WHAT THIS TASK INVOLVES: Reproduce nothing but the lines from the start of the material through the line that includes "80, 90, 100];", both ends included, and omit every picture.

+++++

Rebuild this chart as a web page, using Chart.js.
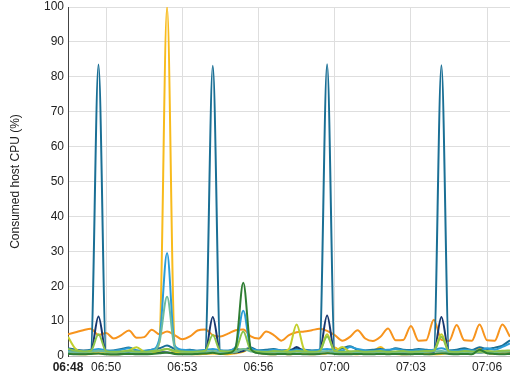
<!DOCTYPE html>
<html>
<head>
<meta charset="utf-8">
<script src="https://cdn.jsdelivr.net/npm/chart.js@4/dist/chart.umd.min.js"></script>
<style>
  html, body { margin: 0; padding: 0; background: #fff; }
  #wrap { width: 510px; height: 388px; position: relative; }
</style>
</head>
<body>
<div id="wrap"><canvas id="cpuChart"></canvas></div>
<script>
// Consumed host CPU (%) per VM, 20 second samples from 06:48 on.
const tickIndex = [0, 5, 15, 25, 35, 45, 55];
const tickLabels = ['06:48', '06:50', '06:53', '06:56', '07:00', '07:03', '07:06'];
const yTicks = [0, 10, 20, 30, 40, 50, 60, 70, 80, 90, 100];

const orangeVals = [6.2,6.8,7.4,7.8,6.0,6.6,5.0,6.0,7.3,5.2, 5.4,7.5,6.2,7.0,6.0,4.8,5.6,7.3,7.6,6.0,
  5.6,6.4,7.4,7.6,5.6,5.0,7.0,6.0,4.4,6.0, 6.8,7.0,7.4,7.8,7.2,6.0,4.4,5.5,7.4,5.0,
  4.3,5.5,7.9,4.5,4.6,8.6,4.4,4.5,10.4,4.6, 4.3,8.9,4.5,4.4,9.0,4.5,4.4,9.0,5.5];
const tealVals = [2.2,1.8,1.6,1.8,83.5,1.5,1.6,2.0,2.4,1.6, 1.4,1.8,2.2,3.0,2.0,1.6,1.8,1.5,1.7,83.2,
  1.6,1.5,2.0,1.8,2.4,1.6,1.8,2.0,1.6,1.7, 2.0,1.8,1.6,1.8,83.6,1.6,2.2,2.8,1.8,1.6,
  1.8,2.0,1.6,2.2,1.8,1.7,2.0,1.8,1.6,83.3, 1.6,1.8,2.2,1.7,2.5,2.0,2.4,3.0,4.5];
const navyVals = [1.2,1.0,1.0,1.2,11.3,1.0,0.8,0.9,1.0,0.8, 0.9,1.0,1.1,1.0,0.9,1.0,0.9,1.0,1.1,11.2,
  1.0,0.9,1.0,1.4,2.0,1.0,0.9,1.0,1.1,1.2, 2.6,1.2,1.0,1.1,11.6,1.0,0.9,1.0,1.0,0.9,
  1.0,1.0,1.1,1.0,0.9,1.0,1.0,1.2,1.0,11.2, 1.0,0.9,1.0,1.1,1.0,1.2,1.0,1.1,1.0];
const yellowVals = [0.8,0.6,0.5,0.6,0.8,0.6,0.5,0.6,0.8,1.0, 0.8,0.9,4.0,100,3.0,0.8,0.6,0.5,0.6,0.7,
  0.6,0.5,0.8,1.2,2.2,1.0,0.6,0.5,0.6,0.5, 0.7,0.6,0.5,0.6,0.8,2.4,0.8,0.6,0.5,0.8,
  1.2,2.6,0.9,0.6,0.5,0.6,0.8,0.6,0.5,0.6, 0.8,0.6,0.8,1.4,2.2,1.0,0.6,0.8,1.2];
const cyanVals = [1.8,1.5,1.4,1.6,2.0,1.6,1.5,1.8,2.2,1.6, 1.5,1.8,5.0,29.5,3.0,1.8,1.6,1.5,1.7,2.0,
  1.6,1.5,2.6,13.0,2.2,1.6,1.5,1.8,1.6,1.5, 1.7,1.6,1.5,1.8,2.0,1.7,1.6,2.6,2.0,1.6,
  1.5,1.7,1.8,2.0,1.6,1.5,1.7,1.6,1.8,2.2, 1.6,1.5,1.8,1.6,1.5,2.2,1.8,2.6,3.6];
const seaGreenVals = [1.2,1.0,1.1,1.3,1.5,1.2,1.0,1.1,1.2,1.0, 1.1,1.3,4.0,17.0,2.5,1.2,1.0,1.1,1.2,1.4,
  1.1,1.0,1.2,2.0,1.3,1.1,1.0,1.2,1.1,1.0, 1.2,1.1,1.0,1.2,1.4,1.1,1.0,1.2,1.1,1.0,
  1.1,1.2,1.0,1.1,1.2,1.0,1.1,1.2,1.3,1.4, 1.1,1.0,1.2,1.1,1.0,1.2,1.1,1.3,1.4];
const darkGreenVals = [0.6,0.5,0.5,0.6,0.7,0.5,0.4,0.5,0.6,0.5, 0.5,0.6,0.8,1.0,0.6,0.5,0.5,0.6,0.7,0.9,
  0.6,0.8,2.5,21.0,2.0,0.8,0.6,0.5,0.6,0.5, 0.6,0.5,0.5,0.6,0.8,0.6,0.5,0.5,0.6,0.5,
  0.5,0.6,0.5,0.6,0.5,0.5,0.6,0.5,0.6,0.8, 0.6,0.5,0.6,0.5,1.8,0.8,0.6,0.5,0.6];
const lightGreenVals = [2.0,1.5,1.3,1.5,6.2,1.4,1.2,1.3,1.5,1.3, 1.2,1.4,1.6,2.0,1.5,1.3,1.2,1.3,1.5,6.0,
  1.4,1.3,1.8,7.0,1.6,1.3,1.2,1.4,1.3,1.2, 1.4,1.3,1.2,1.4,5.6,1.4,1.2,1.3,1.4,1.2,
  1.3,1.4,1.2,1.3,1.4,1.2,1.3,1.4,1.5,5.5, 1.3,1.2,1.4,1.3,1.2,1.4,1.3,1.5,1.6];
const limeVals = [5.5,2.0,1.2,1.0,1.5,1.0,0.9,1.2,1.6,2.5, 1.2,1.0,1.5,2.0,1.2,1.0,0.9,1.0,1.2,1.4,
  1.0,0.9,1.2,2.0,1.5,1.0,0.9,1.0,1.2,2.0, 9.0,1.8,1.0,1.2,6.2,1.4,2.6,1.2,1.0,0.9,
  1.0,1.2,1.0,1.1,1.2,1.0,1.1,1.2,1.5,6.2, 1.2,1.0,1.1,1.0,1.2,1.0,1.1,1.2,1.3];

const FONT = 'Arial, "Liberation Sans", sans-serif';

function line(label, vals, color) {
  return {
    label,
    data: vals.map((v, i) => ({ x: i, y: v })),
    borderColor: color,
    backgroundColor: color,
    borderWidth: 2,
    pointRadius: 0,
    fill: false,
    cubicInterpolationMode: 'monotone'
  };
}

const datasets = [
  line('vm-darkgreen', darkGreenVals, '#2e7d32'),
  line('vm-lightgreen', lightGreenVals, '#8bc34a'),
  line('vm-seagreen', seaGreenVals, '#6dbb9e'),
  line('vm-lime', limeVals, '#c3cf2c'),
  line('vm-cyan', cyanVals, '#2a9dd8'),
  line('vm-navy', navyVals, '#17376f'),
  line('vm-teal', tealVals, '#1a6f95'),
  line('vm-yellow', yellowVals, '#f8bb1c'),
  line('vm-orange', orangeVals, '#f7941d')
];

new Chart(document.getElementById('cpuChart'), {
  type: 'line',
  data: { datasets },
  options: {
    responsive: true,
    maintainAspectRatio: false,
    animation: false,
    layout: { padding: { top: 7, right: 0, left: 0, bottom: 0 } },
    plugins: { legend: { display: false }, tooltip: { enabled: false } },
    scales: {
      x: {
        type: 'linear',
        min: 0,
        max: tealVals.length - 1,
        afterBuildTicks: axis => { axis.ticks = tickIndex.map(v => ({ value: v })); },
        afterFit: axis => { axis.height = 32; axis.paddingLeft = 0; axis.paddingRight = 0; },
        ticks: {
          autoSkip: false,
          maxRotation: 0,
          padding: 4,
          color: '#222',
          font: ctx => ({ family: FONT, size: 12, weight: ctx.index === 0 ? 'bold' : 'normal' }),
          callback: (v, i) => tickLabels[i]
        },
        grid: { color: '#dedede', drawTicks: false },
        border: { color: '#bbb' }
      },
      y: {
        min: 0,
        max: 100,
        afterBuildTicks: axis => { axis.ticks = yTicks.map(v => ({ value: v })); },
        afterFit: axis => { axis.width = 68; axis.paddingTop = 0; axis.paddingBottom = 0; },
        ticks: { padding: 4, color: '#222', font: { family: FONT, size: 12 } },
        grid: { color: '#dedede', drawTicks: false },
        border: { color: '#444' },
        title: {
          display: true,
          text: 'Consumed host CPU (%)',
          color: '#222',
          font: { family: FONT, size: 12 },
          padding: { top: 8, bottom: 4 }
        }
      }
    }
  }
});
</script>
</body>
</html>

+++++

RESULT:
Rebuild this chart as a web page, using Chart.js.
<!DOCTYPE html>
<html>
<head>
<meta charset="utf-8">
<script src="https://cdn.jsdelivr.net/npm/chart.js@4/dist/chart.umd.min.js"></script>
<style>
  html, body { margin: 0; padding: 0; background: #fff; }
  #wrap { width: 510px; height: 388px; position: relative; }
</style>
</head>
<body>
<div id="wrap"><canvas id="cpuChart"></canvas></div>
<script>
// Consumed host CPU (%) per VM, 20 second samples from 06:48 on.
const tickIndex = [0, 5, 15, 25, 35, 45, 55];
const tickLabels = ['06:48', '06:50', '06:53', '06:56', '07:00', '07:03', '07:06'];
const yTicks = [0, 10, 20, 30, 40, 50, 60, 70, 80, 90, 100];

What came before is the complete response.